## Start Excerpted records
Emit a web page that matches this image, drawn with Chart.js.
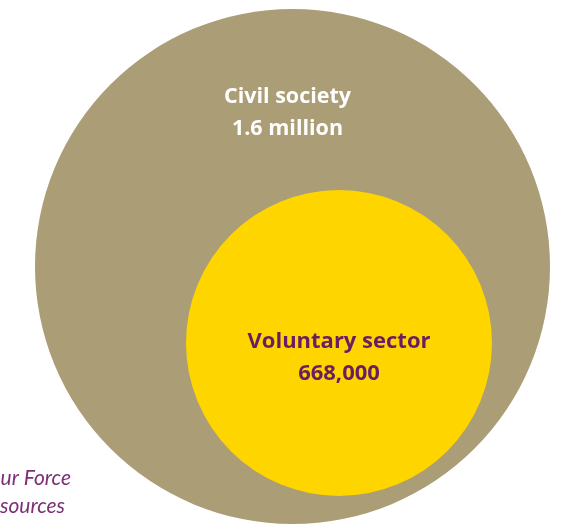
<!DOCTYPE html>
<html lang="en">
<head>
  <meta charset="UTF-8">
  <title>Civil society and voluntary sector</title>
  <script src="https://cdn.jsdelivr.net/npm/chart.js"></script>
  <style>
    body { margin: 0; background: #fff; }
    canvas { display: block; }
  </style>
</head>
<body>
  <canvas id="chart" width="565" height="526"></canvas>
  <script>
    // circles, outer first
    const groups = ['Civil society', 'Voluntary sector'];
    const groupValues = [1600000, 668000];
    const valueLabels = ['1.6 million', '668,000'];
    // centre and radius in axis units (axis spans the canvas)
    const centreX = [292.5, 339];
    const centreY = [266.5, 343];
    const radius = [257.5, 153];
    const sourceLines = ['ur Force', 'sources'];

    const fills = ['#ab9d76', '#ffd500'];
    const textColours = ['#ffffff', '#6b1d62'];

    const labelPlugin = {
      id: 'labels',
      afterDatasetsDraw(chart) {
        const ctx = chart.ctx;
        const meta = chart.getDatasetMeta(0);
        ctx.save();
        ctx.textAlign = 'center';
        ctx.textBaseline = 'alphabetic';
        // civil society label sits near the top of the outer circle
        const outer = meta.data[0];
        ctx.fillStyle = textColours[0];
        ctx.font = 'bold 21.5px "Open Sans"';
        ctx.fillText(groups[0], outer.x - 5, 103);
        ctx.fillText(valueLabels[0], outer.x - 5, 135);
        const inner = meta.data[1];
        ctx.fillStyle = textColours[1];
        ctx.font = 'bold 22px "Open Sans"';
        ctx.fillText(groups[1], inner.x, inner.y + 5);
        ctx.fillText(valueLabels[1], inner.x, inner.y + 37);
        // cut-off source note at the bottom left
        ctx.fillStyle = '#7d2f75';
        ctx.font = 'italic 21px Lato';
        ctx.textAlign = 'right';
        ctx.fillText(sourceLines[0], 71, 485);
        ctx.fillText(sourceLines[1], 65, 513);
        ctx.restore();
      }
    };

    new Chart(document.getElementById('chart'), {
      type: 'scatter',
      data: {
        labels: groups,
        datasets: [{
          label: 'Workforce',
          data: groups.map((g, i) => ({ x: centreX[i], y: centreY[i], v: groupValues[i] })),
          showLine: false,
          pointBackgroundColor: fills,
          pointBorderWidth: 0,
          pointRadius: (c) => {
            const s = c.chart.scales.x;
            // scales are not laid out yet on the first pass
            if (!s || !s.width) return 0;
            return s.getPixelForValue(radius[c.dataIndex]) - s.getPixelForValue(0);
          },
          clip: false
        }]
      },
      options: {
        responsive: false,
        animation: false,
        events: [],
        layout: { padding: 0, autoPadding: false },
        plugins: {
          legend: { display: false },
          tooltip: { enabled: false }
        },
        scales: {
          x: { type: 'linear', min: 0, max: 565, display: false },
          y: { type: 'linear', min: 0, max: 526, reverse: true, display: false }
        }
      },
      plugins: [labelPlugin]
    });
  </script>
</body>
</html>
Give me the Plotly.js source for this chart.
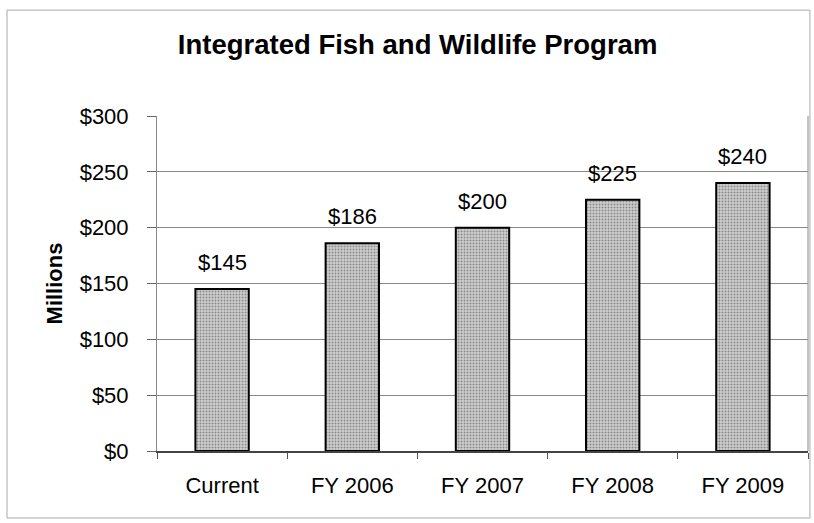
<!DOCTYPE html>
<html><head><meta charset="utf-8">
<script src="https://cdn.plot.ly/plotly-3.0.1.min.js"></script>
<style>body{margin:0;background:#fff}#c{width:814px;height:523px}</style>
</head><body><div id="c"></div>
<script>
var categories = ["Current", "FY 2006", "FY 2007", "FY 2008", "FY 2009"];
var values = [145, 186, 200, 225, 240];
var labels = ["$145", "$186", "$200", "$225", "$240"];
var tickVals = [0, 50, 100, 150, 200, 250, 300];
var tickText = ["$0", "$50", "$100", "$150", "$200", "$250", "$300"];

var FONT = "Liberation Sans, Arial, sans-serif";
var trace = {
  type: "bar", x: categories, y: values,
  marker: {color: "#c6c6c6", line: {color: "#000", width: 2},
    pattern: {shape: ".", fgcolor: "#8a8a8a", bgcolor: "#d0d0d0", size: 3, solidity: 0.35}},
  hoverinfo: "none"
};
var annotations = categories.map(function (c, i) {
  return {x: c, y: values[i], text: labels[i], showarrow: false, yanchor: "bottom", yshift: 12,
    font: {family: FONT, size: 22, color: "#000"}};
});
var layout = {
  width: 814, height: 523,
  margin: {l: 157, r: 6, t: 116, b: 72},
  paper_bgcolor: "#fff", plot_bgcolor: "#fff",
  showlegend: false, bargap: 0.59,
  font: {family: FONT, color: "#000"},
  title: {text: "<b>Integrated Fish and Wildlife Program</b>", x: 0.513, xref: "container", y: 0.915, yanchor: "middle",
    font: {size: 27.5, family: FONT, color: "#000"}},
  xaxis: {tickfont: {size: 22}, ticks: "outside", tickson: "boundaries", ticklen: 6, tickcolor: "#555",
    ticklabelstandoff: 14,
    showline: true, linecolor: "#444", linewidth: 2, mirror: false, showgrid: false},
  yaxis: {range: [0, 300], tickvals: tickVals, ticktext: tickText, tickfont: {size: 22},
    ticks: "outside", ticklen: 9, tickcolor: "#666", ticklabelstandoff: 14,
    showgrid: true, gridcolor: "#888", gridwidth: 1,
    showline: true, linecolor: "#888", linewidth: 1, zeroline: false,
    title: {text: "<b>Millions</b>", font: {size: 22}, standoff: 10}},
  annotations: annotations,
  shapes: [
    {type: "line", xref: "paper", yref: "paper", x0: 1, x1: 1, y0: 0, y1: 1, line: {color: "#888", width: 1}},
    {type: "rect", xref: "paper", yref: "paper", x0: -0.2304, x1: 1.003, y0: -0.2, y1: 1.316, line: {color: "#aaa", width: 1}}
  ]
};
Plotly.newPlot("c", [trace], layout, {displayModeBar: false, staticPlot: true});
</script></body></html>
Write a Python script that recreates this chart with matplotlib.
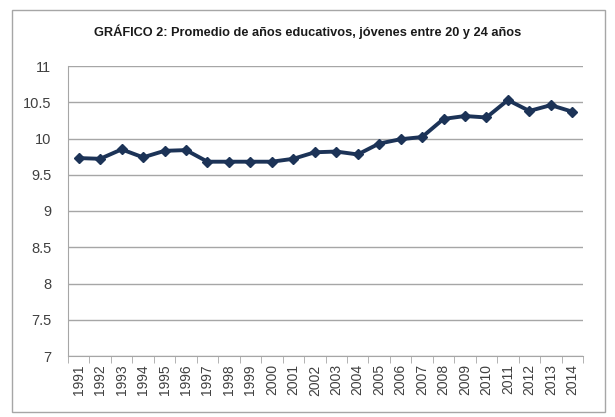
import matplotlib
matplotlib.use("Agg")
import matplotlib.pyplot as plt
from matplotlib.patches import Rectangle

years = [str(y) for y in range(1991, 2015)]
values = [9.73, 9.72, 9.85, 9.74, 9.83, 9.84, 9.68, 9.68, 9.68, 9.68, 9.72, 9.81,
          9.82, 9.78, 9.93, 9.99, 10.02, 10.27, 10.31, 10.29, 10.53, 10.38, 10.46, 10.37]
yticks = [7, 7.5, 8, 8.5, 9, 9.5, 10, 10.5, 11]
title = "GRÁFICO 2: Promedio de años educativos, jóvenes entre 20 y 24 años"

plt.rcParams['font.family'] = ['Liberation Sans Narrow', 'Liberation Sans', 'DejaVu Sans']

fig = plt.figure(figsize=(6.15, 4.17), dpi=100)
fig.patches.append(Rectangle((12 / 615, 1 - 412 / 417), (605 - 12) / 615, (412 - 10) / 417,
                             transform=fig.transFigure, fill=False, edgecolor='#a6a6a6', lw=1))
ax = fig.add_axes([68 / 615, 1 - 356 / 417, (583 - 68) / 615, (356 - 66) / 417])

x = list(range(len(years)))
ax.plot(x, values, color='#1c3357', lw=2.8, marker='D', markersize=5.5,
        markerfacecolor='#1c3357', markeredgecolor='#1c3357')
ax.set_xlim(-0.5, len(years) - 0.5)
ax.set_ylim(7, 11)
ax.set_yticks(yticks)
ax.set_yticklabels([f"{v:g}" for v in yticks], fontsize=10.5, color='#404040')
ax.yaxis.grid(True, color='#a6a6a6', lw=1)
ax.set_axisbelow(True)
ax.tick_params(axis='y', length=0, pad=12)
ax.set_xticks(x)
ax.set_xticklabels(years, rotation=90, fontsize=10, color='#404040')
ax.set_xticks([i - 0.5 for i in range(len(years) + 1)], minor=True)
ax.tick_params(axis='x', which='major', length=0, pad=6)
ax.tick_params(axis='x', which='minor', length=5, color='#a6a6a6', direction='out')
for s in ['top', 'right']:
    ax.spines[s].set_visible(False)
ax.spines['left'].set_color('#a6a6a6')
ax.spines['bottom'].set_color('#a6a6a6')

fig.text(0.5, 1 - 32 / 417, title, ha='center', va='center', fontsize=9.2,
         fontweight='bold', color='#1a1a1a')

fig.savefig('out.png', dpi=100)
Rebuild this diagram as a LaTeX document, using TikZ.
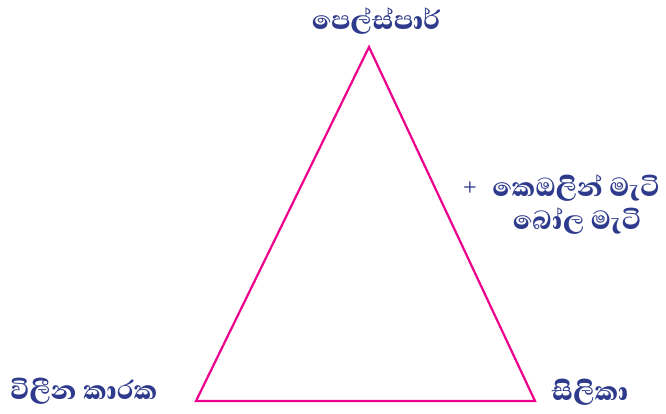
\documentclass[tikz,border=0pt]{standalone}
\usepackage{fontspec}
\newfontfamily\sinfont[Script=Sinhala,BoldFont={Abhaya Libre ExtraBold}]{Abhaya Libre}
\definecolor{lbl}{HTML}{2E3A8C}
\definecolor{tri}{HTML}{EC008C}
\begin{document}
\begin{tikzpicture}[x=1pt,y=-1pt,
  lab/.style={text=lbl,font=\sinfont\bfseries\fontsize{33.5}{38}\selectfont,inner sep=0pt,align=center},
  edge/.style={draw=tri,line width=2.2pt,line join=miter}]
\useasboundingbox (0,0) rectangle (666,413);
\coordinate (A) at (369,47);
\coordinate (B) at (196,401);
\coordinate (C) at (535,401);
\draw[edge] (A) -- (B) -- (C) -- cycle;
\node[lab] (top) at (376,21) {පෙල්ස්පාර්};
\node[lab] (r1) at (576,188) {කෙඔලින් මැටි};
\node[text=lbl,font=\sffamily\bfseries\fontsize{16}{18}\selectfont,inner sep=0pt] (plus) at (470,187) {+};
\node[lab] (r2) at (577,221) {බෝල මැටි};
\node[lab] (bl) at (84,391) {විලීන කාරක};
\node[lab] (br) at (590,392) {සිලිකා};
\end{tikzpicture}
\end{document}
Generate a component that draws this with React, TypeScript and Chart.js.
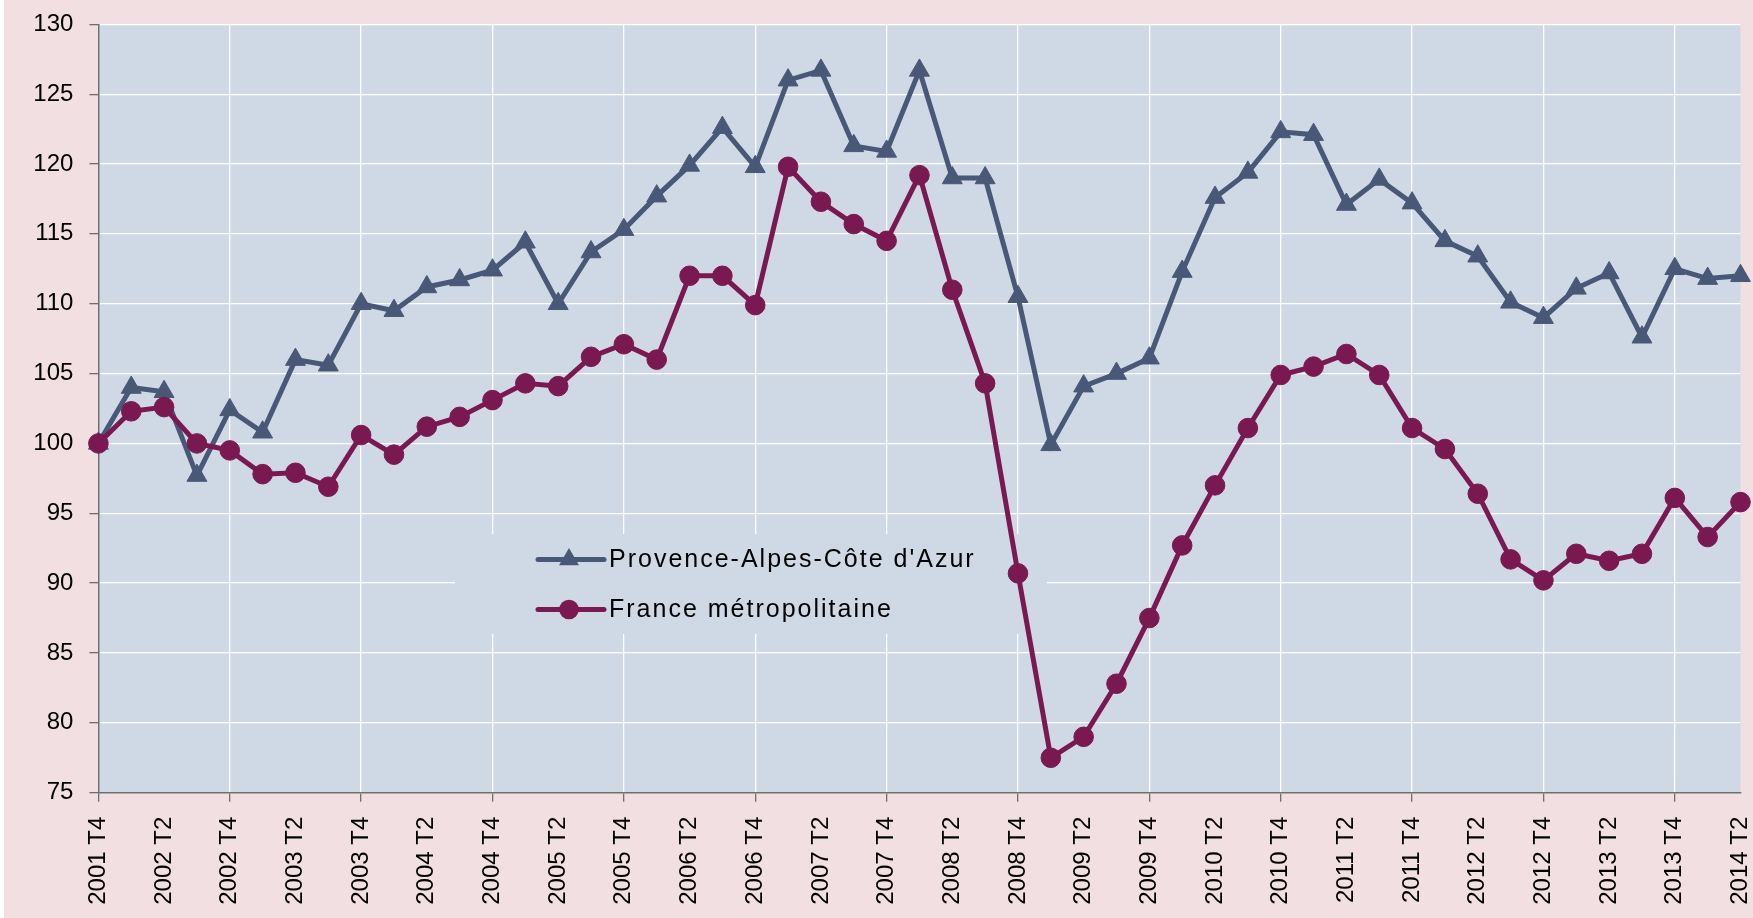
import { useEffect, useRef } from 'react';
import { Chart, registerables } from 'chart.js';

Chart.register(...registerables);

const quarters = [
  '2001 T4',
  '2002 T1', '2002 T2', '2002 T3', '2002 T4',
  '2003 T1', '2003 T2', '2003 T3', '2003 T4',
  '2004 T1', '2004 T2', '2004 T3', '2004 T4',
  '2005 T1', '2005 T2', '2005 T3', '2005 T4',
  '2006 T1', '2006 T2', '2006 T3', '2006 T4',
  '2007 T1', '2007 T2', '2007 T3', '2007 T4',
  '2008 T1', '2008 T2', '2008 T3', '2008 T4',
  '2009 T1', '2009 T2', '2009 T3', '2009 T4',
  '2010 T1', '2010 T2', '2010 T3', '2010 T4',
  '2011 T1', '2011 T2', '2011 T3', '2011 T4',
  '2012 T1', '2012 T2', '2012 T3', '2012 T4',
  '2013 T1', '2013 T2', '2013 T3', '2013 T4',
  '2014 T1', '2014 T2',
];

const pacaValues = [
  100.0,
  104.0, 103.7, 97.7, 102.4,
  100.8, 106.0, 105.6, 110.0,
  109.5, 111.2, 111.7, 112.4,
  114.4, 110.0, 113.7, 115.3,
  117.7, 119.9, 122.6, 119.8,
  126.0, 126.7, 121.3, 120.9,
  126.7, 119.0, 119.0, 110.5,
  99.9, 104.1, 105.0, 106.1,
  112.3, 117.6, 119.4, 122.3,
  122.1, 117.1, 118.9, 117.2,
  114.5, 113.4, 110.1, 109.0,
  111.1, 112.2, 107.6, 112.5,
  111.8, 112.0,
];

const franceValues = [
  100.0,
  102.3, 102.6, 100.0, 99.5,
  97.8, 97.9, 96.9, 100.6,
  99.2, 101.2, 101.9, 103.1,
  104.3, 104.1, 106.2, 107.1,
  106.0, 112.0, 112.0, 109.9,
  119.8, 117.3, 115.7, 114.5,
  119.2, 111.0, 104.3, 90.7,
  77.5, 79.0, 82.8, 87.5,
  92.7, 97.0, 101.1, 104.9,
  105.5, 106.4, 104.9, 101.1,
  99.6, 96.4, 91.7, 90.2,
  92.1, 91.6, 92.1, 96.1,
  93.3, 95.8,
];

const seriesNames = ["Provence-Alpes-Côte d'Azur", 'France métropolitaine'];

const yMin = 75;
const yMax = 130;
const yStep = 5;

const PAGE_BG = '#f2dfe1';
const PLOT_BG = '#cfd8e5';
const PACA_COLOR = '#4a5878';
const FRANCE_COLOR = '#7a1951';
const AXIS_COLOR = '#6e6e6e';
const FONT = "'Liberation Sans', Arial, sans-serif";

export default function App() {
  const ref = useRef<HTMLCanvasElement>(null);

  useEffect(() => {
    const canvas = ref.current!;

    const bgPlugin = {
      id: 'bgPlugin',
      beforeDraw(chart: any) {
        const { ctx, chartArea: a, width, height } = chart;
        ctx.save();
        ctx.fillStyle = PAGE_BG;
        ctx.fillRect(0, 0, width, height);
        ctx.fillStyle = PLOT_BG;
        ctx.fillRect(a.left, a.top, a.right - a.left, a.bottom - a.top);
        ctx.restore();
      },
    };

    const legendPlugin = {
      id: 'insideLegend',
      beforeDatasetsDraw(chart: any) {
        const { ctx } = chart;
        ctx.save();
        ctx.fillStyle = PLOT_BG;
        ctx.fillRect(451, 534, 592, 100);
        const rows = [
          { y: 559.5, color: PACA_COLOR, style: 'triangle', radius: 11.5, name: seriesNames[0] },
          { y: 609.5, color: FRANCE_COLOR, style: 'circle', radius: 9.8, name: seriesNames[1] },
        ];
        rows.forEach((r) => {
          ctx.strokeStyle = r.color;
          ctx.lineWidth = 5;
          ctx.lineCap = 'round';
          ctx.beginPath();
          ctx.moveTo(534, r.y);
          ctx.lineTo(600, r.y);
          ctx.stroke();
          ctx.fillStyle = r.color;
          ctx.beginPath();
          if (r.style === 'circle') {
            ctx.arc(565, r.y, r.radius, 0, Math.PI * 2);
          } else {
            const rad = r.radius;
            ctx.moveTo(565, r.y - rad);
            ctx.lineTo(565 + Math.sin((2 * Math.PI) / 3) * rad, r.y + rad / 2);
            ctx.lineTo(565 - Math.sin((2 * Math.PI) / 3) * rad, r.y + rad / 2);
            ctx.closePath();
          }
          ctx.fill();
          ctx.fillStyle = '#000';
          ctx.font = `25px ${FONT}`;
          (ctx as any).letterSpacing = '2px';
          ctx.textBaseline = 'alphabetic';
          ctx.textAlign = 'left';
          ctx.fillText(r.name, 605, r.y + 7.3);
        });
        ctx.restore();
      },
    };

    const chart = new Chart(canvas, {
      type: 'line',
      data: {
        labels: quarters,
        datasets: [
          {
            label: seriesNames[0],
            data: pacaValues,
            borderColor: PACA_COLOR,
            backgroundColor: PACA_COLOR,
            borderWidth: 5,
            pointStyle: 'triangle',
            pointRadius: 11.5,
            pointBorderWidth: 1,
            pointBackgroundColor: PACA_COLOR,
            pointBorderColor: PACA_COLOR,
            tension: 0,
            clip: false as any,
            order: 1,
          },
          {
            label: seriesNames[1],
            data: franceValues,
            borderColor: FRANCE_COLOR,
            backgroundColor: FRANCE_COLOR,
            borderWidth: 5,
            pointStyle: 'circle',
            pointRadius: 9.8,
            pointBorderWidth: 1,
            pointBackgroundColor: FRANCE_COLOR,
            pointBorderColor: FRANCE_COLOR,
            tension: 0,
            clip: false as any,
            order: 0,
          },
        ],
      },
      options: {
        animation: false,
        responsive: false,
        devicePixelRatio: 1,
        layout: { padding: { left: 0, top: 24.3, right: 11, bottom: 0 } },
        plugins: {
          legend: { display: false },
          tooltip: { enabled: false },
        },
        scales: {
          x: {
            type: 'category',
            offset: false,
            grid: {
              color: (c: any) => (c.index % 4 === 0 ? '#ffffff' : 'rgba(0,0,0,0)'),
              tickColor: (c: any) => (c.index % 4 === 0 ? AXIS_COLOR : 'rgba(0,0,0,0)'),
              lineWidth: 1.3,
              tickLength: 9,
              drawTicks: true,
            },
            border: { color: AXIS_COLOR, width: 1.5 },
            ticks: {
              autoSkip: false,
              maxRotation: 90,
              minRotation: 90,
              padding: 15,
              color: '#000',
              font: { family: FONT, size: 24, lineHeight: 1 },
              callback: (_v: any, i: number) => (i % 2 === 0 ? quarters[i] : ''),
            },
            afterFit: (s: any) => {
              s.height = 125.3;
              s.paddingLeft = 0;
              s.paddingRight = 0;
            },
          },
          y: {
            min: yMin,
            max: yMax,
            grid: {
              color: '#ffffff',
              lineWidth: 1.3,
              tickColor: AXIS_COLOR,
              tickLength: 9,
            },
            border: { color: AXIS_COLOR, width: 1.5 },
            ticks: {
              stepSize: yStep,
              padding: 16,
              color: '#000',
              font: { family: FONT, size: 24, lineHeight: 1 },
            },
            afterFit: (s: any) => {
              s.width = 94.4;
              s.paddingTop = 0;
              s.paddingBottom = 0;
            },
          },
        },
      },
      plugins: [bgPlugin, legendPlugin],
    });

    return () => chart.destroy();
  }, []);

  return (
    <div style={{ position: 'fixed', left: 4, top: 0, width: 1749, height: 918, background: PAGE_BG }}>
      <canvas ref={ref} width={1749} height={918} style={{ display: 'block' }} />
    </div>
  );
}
## End Excerpted records
• [Exercise brief]
Working from the entries above, reproduce exactly and only the lines beginning with the line that has "Write a Python" and ending with the line that has "2: Promedio de"; omit all pictures.

• [Correct result]
Write a Python script that recreates this chart with matplotlib.
import matplotlib
matplotlib.use("Agg")
import matplotlib.pyplot as plt
from matplotlib.patches import Rectangle

years = [str(y) for y in range(1991, 2015)]
values = [9.73, 9.72, 9.85, 9.74, 9.83, 9.84, 9.68, 9.68, 9.68, 9.68, 9.72, 9.81,
          9.82, 9.78, 9.93, 9.99, 10.02, 10.27, 10.31, 10.29, 10.53, 10.38, 10.46, 10.37]
yticks = [7, 7.5, 8, 8.5, 9, 9.5, 10, 10.5, 11]
title = "GRÁFICO 2: Promedio de años educativos, jóvenes entre 20 y 24 años"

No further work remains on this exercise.